Eu não sei você, mas eu me desintegro neste período do ano em Brasília. E não é de agora. Vivo aqui há 54 anos, cresci respirando a poeira vermelha que alimenta a capital. Sou do tempo que rodamoinhos bailavam pelos terrenos das quadras ainda não construídas, cena assustadoramente encantadora. Quando perdiam a força e se desfaziam no ar, uma chuva de pó invadia olhos, bocas, ouvidos, entrava pela janela, dormia em nossas camas. Dona Seca deveria ser minha boa amiga, não é.
Clarice Lispector visitou Brasília algumas vezes, e com sua escrita árida, descreveu assim a instigante paisagem do cerrado:
“- A luz de Brasília me deixa cega. Esqueci os óculos escuros no hotel e fui invadida por uma terrível luz branca. Mas Brasília é vermelha. E é completamente nua. Não há jeito da gente não ser exposta nessa cidade. Embora haja ar sem poluição: respira-se bem, um pouco bem demais, o nariz seco.”
Comecei a ler Clarice muito jovem e as sensações que ela descreve, devem ter me impregnado de alguma maneira. Não saio sem óculos escuros, o reflexo do céu me deixa cega.
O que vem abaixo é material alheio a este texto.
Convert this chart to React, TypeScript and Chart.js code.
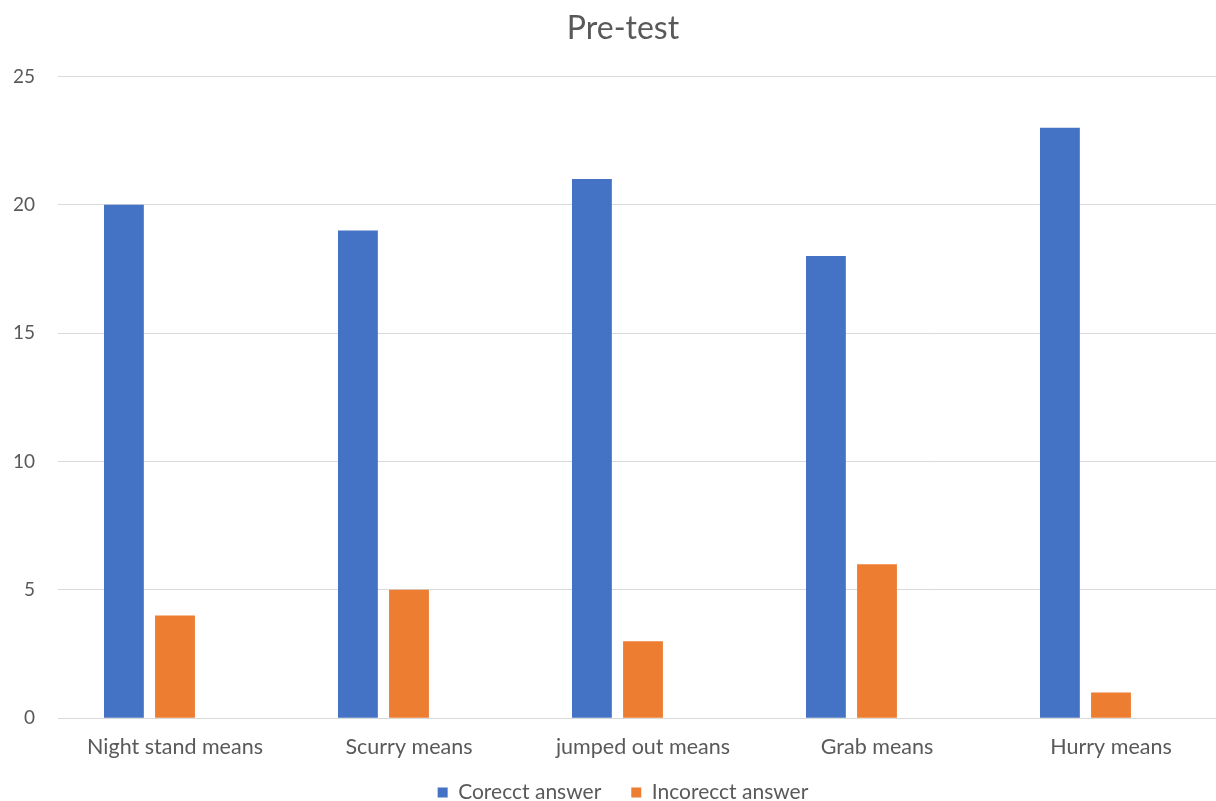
import React, { useEffect, useRef } from "react";
import { Chart, registerables } from "chart.js";

Chart.register(...registerables);

const categories = ["Night stand means", "Scurry means", "jumped out means", "Grab means", "Hurry means"];
const correctAnswers = [20, 19, 21, 18, 23];
const incorrectAnswers = [4, 5, 3, 6, 1];
const spareSeries = [null, null, null, null, null];
const yTicks = [0, 5, 10, 15, 20, 25];

const FONT = "Lato, 'Open Sans', sans-serif";
const TEXT = "#595959";
const GRID = "#d9d9d9";
const CANVAS_W = 1246;
const CANVAS_H = 837;
const LEGEND_LIFT = 24;

// Pull the legend row up closer to the category labels.
const legendLift = {
  id: "legendLift",
  afterLayout(chart: Chart) {
    const lg = chart.legend;
    if (lg) {
      lg.top -= LEGEND_LIFT;
      lg.bottom -= LEGEND_LIFT;
    }
  },
};

export default function App() {
  const canvasRef = useRef<HTMLCanvasElement | null>(null);

  useEffect(() => {
    document.body.style.margin = "0";
    const ctx = canvasRef.current;
    if (!ctx) return;
    const chart = new Chart(ctx, {
      type: "bar",
      data: {
        labels: categories,
        datasets: [
          { label: "Corecct answer", data: correctAnswers, backgroundColor: "#4472C4" },
          { label: "Incorecct answer", data: incorrectAnswers, backgroundColor: "#ED7D31" },
          { label: "", data: spareSeries, backgroundColor: "#A5A5A5" },
        ],
      },
      plugins: [legendLift],
      options: {
        animation: false,
        responsive: false,
        maintainAspectRatio: false,
        datasets: { bar: { categoryPercentage: 0.655, barPercentage: 0.78 } },
        layout: { padding: { left: 0, right: 0, top: 0, bottom: 0 } },
        plugins: {
          title: {
            display: true,
            text: "Pre-test",
            color: TEXT,
            font: { family: FONT, size: 32, weight: "normal" },
            padding: { top: 9, bottom: 29 },
          },
          legend: {
            position: "bottom",
            labels: {
              color: TEXT,
              font: { family: FONT, size: 21 },
              boxWidth: 10,
              boxHeight: 10,
              padding: 30,
              filter: (item) => item.text !== "",
            },
          },
          tooltip: { enabled: false },
        },
        scales: {
          x: {
            grid: { display: false, drawTicks: false },
            border: { display: true, color: GRID, width: 1 },
            ticks: { color: TEXT, font: { family: FONT, size: 21.5 }, padding: 16, maxRotation: 0 },
          },
          y: {
            min: 0,
            max: 25,
            afterFit: (scale) => { scale.width = 58; },
            afterBuildTicks: (scale) => { scale.ticks = yTicks.map((v) => ({ value: v })); },
            grid: { color: GRID, drawTicks: false, lineWidth: 1 },
            border: { display: false },
            ticks: { color: TEXT, font: { family: FONT, size: 19 }, padding: 23 },
          },
          // empty right-hand strip beside the plot
          yRight: {
            position: "right",
            display: true,
            afterFit: (scale) => { scale.width = 18; },
            grid: { display: false, drawTicks: false },
            border: { display: false },
            ticks: { display: false },
          },
        },
      },
    });
    return () => chart.destroy();
  }, []);

  return (
    <div style={{ position: "fixed", left: 0, top: 0, width: 1216, height: 801, overflow: "hidden", background: "#fff" }}>
      <canvas ref={canvasRef} width={CANVAS_W} height={CANVAS_H} style={{ display: "block" }} />
    </div>
  );
}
A última vez que choveu no DF foi no dia 04 de junho. De acordo com o Inmet, a chuva só deve dar o ar da graça na segunda quinzena de setembro. Estamos em estado de Alerta Laranja, que é quando a umidade relativa do ar chega a níveis críticos, abaixo de 20%.
Em 2017, nesta época, a umidade chegou a inacreditáveis 9%. Nem vou relembrar a quantidade de adultos e bebês doentes, consequência da instabilidade climática e da incompetência administrativa. Hospitais lotados, falta de médicos, descaso, mortes. A novela de terror que nunca tem fim.
Então vamos falar de água. Quem não se lembra das nossas barragens secas e a luta pelo racionamento? Estamos acostumados a gastar como se não houvesse amanhã: a varrer calçadas com mangueira, a usar litros para espanar a poeira do carro, encher piscina que nunca são usadas, tomar banho de meia-hora, lavar toda a louça sem fechar a torneira, milhões de exemplos do desperdício. A conta já chegou e é alta. Este ano, o brasiliense está livre do sacrifício. Sacrifício, aliás, que não é para todos, tem endereço certo. A dobradinha seca & calor no estranho inverno de Brasília é sinônimo de gastança. O reservatório da barragem que abastece quase todo o DF, a do Descoberto, estava a 100% no fim de junho. Está caindo rápido, já entrou na casa de 91%. É assim que começa.
E como eu estava falando antes, a estiagem não combina comigo. Tenho tonteiras, moleza, enjoos, durmo mal. Pouco saio de casa, não quero enfrentar o clarão do dia e nem a paisagem ressecada. Quando possível, aproveito a época para fugir do Centro-Oeste em chamas e literalmente, ops, simbolicamente lavar minh’alma. Sou uma anfíbia, uma salamandra.
Vou, mas volto logo. Meu terreno é esse, feito de barro vermelho. As árvores no caminho, contorcidas e desfolhadas, são encantadoras. Pinturas sem molduras. A paisagem encoberta por um véu branco insinua neblina no topo das montanhas. O ritmo do dia é bem mais lento, se vive mais.
E mais uma vez, faço minhas as palavras de Lispector:
“- Nunca vi nada igual no mundo. Mas reconheço esta cidade no mais fundo de meu sonho. O mais fundo do meu sonho é uma lucidez.”